(Records with drawing code)

— Begin —

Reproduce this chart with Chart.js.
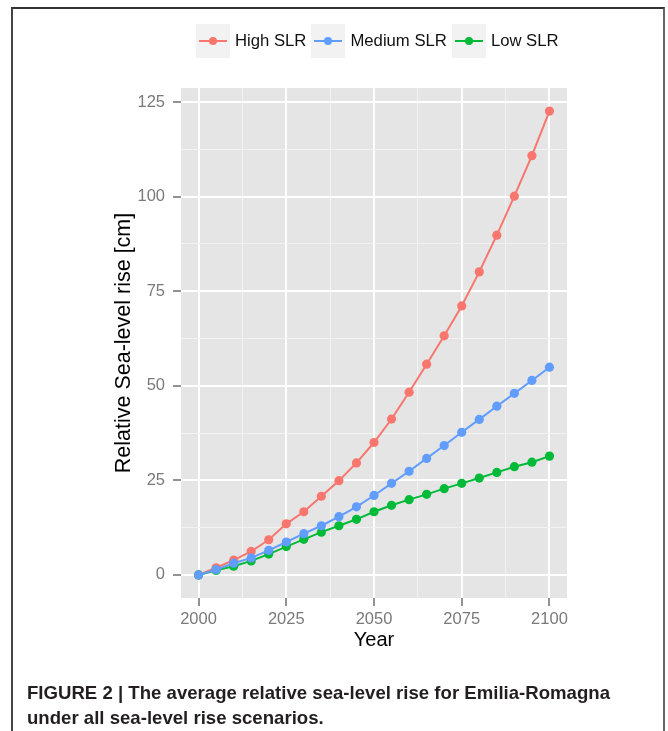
<!DOCTYPE html>
<html>
<head>
<meta charset="utf-8">
<script src="https://cdn.jsdelivr.net/npm/chart.js@4"></script>
<style>
  html, body { margin: 0; padding: 0; background: #fff; }
  body { width: 668px; height: 731px; overflow: hidden; position: relative; font-family: "Liberation Sans", Arial, sans-serif; }
  #frame { position: absolute; left: 11px; top: 7px; width: 650px; height: 760px; border: 2px solid #666; border-top-color: #333; border-left-color: #444; }
  #mychart { position: absolute; left: 0; top: 0; }
  #legend { position: absolute; left: 196px; top: 24px; display: flex; align-items: center; }
  .key { width: 34px; height: 34px; background: #F2F2F2; position: relative; }
  .key .ln { position: absolute; left: 3px; top: 16px; width: 28px; height: 2px; }
  .key .dot { position: absolute; left: 13px; top: 13px; width: 8px; height: 8px; border-radius: 50%; }
  .lab { font-size: 16.7px; color: #111; margin: 0 5px 0 5px; line-height: 34px; }
  #caption { position: absolute; left: 27px; top: 680px; font-weight: bold; font-size: 18.5px; line-height: 25px; color: #231F20; white-space: nowrap; transform-origin: left top; }
</style>
</head>
<body>
<div id="frame"></div>
<canvas id="mychart" width="668" height="731"></canvas>
<div id="legend"></div>
<div id="caption"><span id="cap1">FIGURE 2 | The average relative sea-level rise for Emilia-Romagna</span><br>under all sea-level rise scenarios.</div>
<script>
// data (cm)
const years = [2000,2005,2010,2015,2020,2025,2030,2035,2040,2045,2050,2055,2060,2065,2070,2075,2080,2085,2090,2095,2100];
const highSLR = [0,1.9,3.9,6.2,9.3,13.5,16.7,20.8,24.9,29.6,35.0,41.2,48.3,55.7,63.2,71.1,80.1,89.8,100.1,110.8,122.6];
const mediumSLR = [0,1.4,3.1,4.5,6.5,8.7,10.9,13.0,15.4,18.0,21.0,24.2,27.4,30.8,34.2,37.7,41.1,44.6,48.0,51.4,54.9];
const lowSLR = [0,1.2,2.3,3.7,5.5,7.5,9.4,11.3,13.0,14.7,16.7,18.4,19.9,21.3,22.8,24.2,25.6,27.1,28.6,29.8,31.4];
const seriesNames = ['High SLR','Medium SLR','Low SLR'];
const seriesColors = ['#F8766D','#619CFF','#00BA38'];
const xTicks = [2000,2025,2050,2075,2100];
const xMinor = [2012.5,2037.5,2062.5,2087.5];
const yTicks = [0,25,50,75,100,125];
const yMinor = [12.5,37.5,62.5,87.5,112.5];

const FONT = '"Liberation Sans", Arial, sans-serif';

function toPoints(vals){ return years.map((y,i)=>({x:y, y:vals[i]})); }

// ggplot grey panel
const panelBg = {
  id: 'panelBg',
  beforeDraw(chart){
    const {ctx, chartArea:a} = chart;
    ctx.save();
    ctx.fillStyle = '#E5E5E5';
    ctx.fillRect(a.left, a.top, a.right-a.left, a.bottom-a.top);
    ctx.restore();
  }
};

function gridOpts(major){
  return {
    color: c => major.includes(c.tick.value) ? '#FFFFFF' : '#F2F2F2',
    lineWidth: c => major.includes(c.tick.value) ? 2 : 1,
    tickColor: c => major.includes(c.tick.value) ? '#6E6E6E' : 'rgba(0,0,0,0)',
    tickWidth: 1.5,
    tickLength: 8,
    drawTicks: true
  };
}

const allData = [highSLR, mediumSLR, lowSLR];
const drawOrder = [2, 0, 1]; // ggplot draws High, Low, then Medium on top

const config = {
  type: 'line',
  data: {
    datasets: allData.map((vals,i)=>({
      label: seriesNames[i],
      data: toPoints(vals),
      borderColor: seriesColors[i],
      backgroundColor: seriesColors[i],
      pointBackgroundColor: seriesColors[i],
      pointBorderWidth: 0,
      pointRadius: 4.6,
      borderWidth: 2,
      tension: 0,
      order: drawOrder[i]
    }))
  },
  options: {
    responsive: false,
    animation: false,
    events: [],
    layout: { padding: { left: 0, top: 88, right: 101, bottom: 71 } },
    plugins: { legend: { display: false }, tooltip: { enabled: false } },
    scales: {
      x: {
        type: 'linear',
        min: 1995, max: 2105,
        afterBuildTicks: s => { s.ticks = [...xTicks, ...xMinor].sort((a,b)=>a-b).map(v=>({value:v})); },
        afterFit: s => { s.height = 62; },
        border: { display: false },
        grid: gridOpts(xTicks),
        ticks: {
          autoSkip: false, maxRotation: 0, padding: 4,
          color: '#7A7A7A', font: { family: FONT, size: 16.5 },
          callback: v => xTicks.includes(v) ? String(v) : ''
        },
        title: { display: true, text: 'Year', color: '#000', font: { family: FONT, size: 20 }, padding: { top: 0, bottom: 8 } }
      },
      y: {
        type: 'linear',
        min: -6.1, max: 128.7,
        afterBuildTicks: s => { s.ticks = [...yTicks, ...yMinor].sort((a,b)=>a-b).map(v=>({value:v})); },
        afterFit: s => { s.width = 181; },
        border: { display: false },
        grid: gridOpts(yTicks),
        ticks: {
          autoSkip: false, padding: 8,
          color: '#7A7A7A', font: { family: FONT, size: 16.5 },
          callback: v => yTicks.includes(v) ? String(v) : ''
        },
        title: { display: true, text: 'Relative Sea-level rise [cm]', color: '#000', font: { family: FONT, size: 21.5 }, padding: { top: 111, bottom: 0 } }
      }
    }
  },
  plugins: [panelBg]
};

new Chart(document.getElementById('mychart'), config);

// legend (ggplot style keys)
const legend = document.getElementById('legend');
seriesNames.forEach((name,i)=>{
  const key = document.createElement('div');
  key.className = 'key';
  key.innerHTML = '<div class="ln" style="background:'+seriesColors[i]+'"></div><div class="dot" style="background:'+seriesColors[i]+'"></div>';
  const lab = document.createElement('span');
  lab.className = 'lab';
  lab.textContent = name;
  legend.appendChild(key);
  legend.appendChild(lab);
});

// fit caption line to the original width
const cap1 = document.getElementById('cap1');
const w = cap1.getBoundingClientRect().width;
document.getElementById('caption').style.transform = 'scaleX(' + (583 / w) + ')';
</script>
</body>
</html>
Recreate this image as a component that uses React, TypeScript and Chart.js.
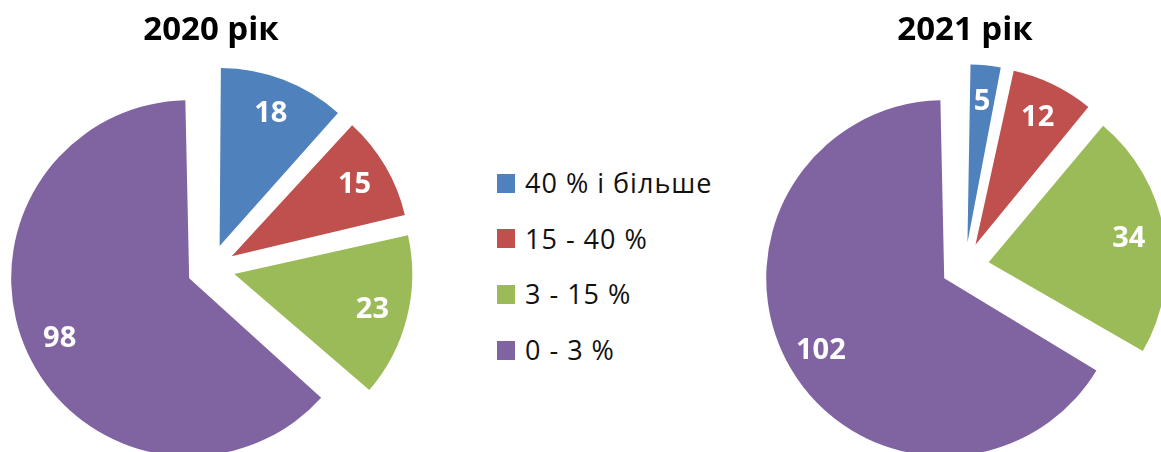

— End —

Without the pictures, write out the whole listing above exactly as it appears.

Reproduce this chart with Chart.js.
<!DOCTYPE html>
<html>
<head>
<meta charset="utf-8">
<script src="https://cdn.jsdelivr.net/npm/chart.js@4"></script>
<style>
  html, body { margin: 0; padding: 0; background: #fff; }
  body { width: 668px; height: 731px; overflow: hidden; position: relative; font-family: "Liberation Sans", Arial, sans-serif; }
  #frame { position: absolute; left: 11px; top: 7px; width: 650px; height: 760px; border: 2px solid #666; border-top-color: #333; border-left-color: #444; }
  #mychart { position: absolute; left: 0; top: 0; }
  #legend { position: absolute; left: 196px; top: 24px; display: flex; align-items: center; }
  .key { width: 34px; height: 34px; background: #F2F2F2; position: relative; }
  .key .ln { position: absolute; left: 3px; top: 16px; width: 28px; height: 2px; }
  .key .dot { position: absolute; left: 13px; top: 13px; width: 8px; height: 8px; border-radius: 50%; }
  .lab { font-size: 16.7px; color: #111; margin: 0 5px 0 5px; line-height: 34px; }
  #caption { position: absolute; left: 27px; top: 680px; font-weight: bold; font-size: 18.5px; line-height: 25px; color: #231F20; white-space: nowrap; transform-origin: left top; }
</style>
</head>
<body>
<div id="frame"></div>
<canvas id="mychart" width="668" height="731"></canvas>
<div id="legend"></div>
<div id="caption"><span id="cap1">FIGURE 2 | The average relative sea-level rise for Emilia-Romagna</span><br>under all sea-level rise scenarios.</div>
<script>
// data (cm)
const years = [2000,2005,2010,2015,2020,2025,2030,2035,2040,2045,2050,2055,2060,2065,2070,2075,2080,2085,2090,2095,2100];
const highSLR = [0,1.9,3.9,6.2,9.3,13.5,16.7,20.8,24.9,29.6,35.0,41.2,48.3,55.7,63.2,71.1,80.1,89.8,100.1,110.8,122.6];
const mediumSLR = [0,1.4,3.1,4.5,6.5,8.7,10.9,13.0,15.4,18.0,21.0,24.2,27.4,30.8,34.2,37.7,41.1,44.6,48.0,51.4,54.9];
const lowSLR = [0,1.2,2.3,3.7,5.5,7.5,9.4,11.3,13.0,14.7,16.7,18.4,19.9,21.3,22.8,24.2,25.6,27.1,28.6,29.8,31.4];
const seriesNames = ['High SLR','Medium SLR','Low SLR'];
const seriesColors = ['#F8766D','#619CFF','#00BA38'];
const xTicks = [2000,2025,2050,2075,2100];
const xMinor = [2012.5,2037.5,2062.5,2087.5];
const yTicks = [0,25,50,75,100,125];
const yMinor = [12.5,37.5,62.5,87.5,112.5];

const FONT = '"Liberation Sans", Arial, sans-serif';

function toPoints(vals){ return years.map((y,i)=>({x:y, y:vals[i]})); }

// ggplot grey panel
const panelBg = {
  id: 'panelBg',
  beforeDraw(chart){
    const {ctx, chartArea:a} = chart;
    ctx.save();
    ctx.fillStyle = '#E5E5E5';
    ctx.fillRect(a.left, a.top, a.right-a.left, a.bottom-a.top);
    ctx.restore();
  }
};

function gridOpts(major){
  return {
    color: c => major.includes(c.tick.value) ? '#FFFFFF' : '#F2F2F2',
    lineWidth: c => major.includes(c.tick.value) ? 2 : 1,
    tickColor: c => major.includes(c.tick.value) ? '#6E6E6E' : 'rgba(0,0,0,0)',
    tickWidth: 1.5,
    tickLength: 8,
    drawTicks: true
  };
}

const allData = [highSLR, mediumSLR, lowSLR];
const drawOrder = [2, 0, 1]; // ggplot draws High, Low, then Medium on top

const config = {
  type: 'line',
  data: {
    datasets: allData.map((vals,i)=>({
      label: seriesNames[i],
      data: toPoints(vals),
      borderColor: seriesColors[i],
      backgroundColor: seriesColors[i],
      pointBackgroundColor: seriesColors[i],
      pointBorderWidth: 0,
      pointRadius: 4.6,
      borderWidth: 2,
      tension: 0,
      order: drawOrder[i]
    }))
  },
  options: {
    responsive: false,
    animation: false,
    events: [],
    layout: { padding: { left: 0, top: 88, right: 101, bottom: 71 } },
    plugins: { legend: { display: false }, tooltip: { enabled: false } },
    scales: {
      x: {
        type: 'linear',
        min: 1995, max: 2105,
        afterBuildTicks: s => { s.ticks = [...xTicks, ...xMinor].sort((a,b)=>a-b).map(v=>({value:v})); },
        afterFit: s => { s.height = 62; },
        border: { display: false },
        grid: gridOpts(xTicks),
        ticks: {
          autoSkip: false, maxRotation: 0, padding: 4,
          color: '#7A7A7A', font: { family: FONT, size: 16.5 },
          callback: v => xTicks.includes(v) ? String(v) : ''
        },
        title: { display: true, text: 'Year', color: '#000', font: { family: FONT, size: 20 }, padding: { top: 0, bottom: 8 } }
      },
      y: {
        type: 'linear',
        min: -6.1, max: 128.7,
        afterBuildTicks: s => { s.ticks = [...yTicks, ...yMinor].sort((a,b)=>a-b).map(v=>({value:v})); },
        afterFit: s => { s.width = 181; },
        border: { display: false },
        grid: gridOpts(yTicks),
        ticks: {
          autoSkip: false, padding: 8,
          color: '#7A7A7A', font: { family: FONT, size: 16.5 },
          callback: v => yTicks.includes(v) ? String(v) : ''
        },
        title: { display: true, text: 'Relative Sea-level rise [cm]', color: '#000', font: { family: FONT, size: 21.5 }, padding: { top: 111, bottom: 0 } }
      }
    }
  },
  plugins: [panelBg]
};

new Chart(document.getElementById('mychart'), config);

// legend (ggplot style keys)
const legend = document.getElementById('legend');
seriesNames.forEach((name,i)=>{
  const key = document.createElement('div');
  key.className = 'key';
  key.innerHTML = '<div class="ln" style="background:'+seriesColors[i]+'"></div><div class="dot" style="background:'+seriesColors[i]+'"></div>';
  const lab = document.createElement('span');
  lab.className = 'lab';
  lab.textContent = name;
  legend.appendChild(key);
  legend.appendChild(lab);
});

// fit caption line to the original width
const cap1 = document.getElementById('cap1');
const w = cap1.getBoundingClientRect().width;
document.getElementById('caption').style.transform = 'scaleX(' + (583 / w) + ')';
</script>
</body>
</html>
Recreate this image as a component that uses React, TypeScript and Chart.js.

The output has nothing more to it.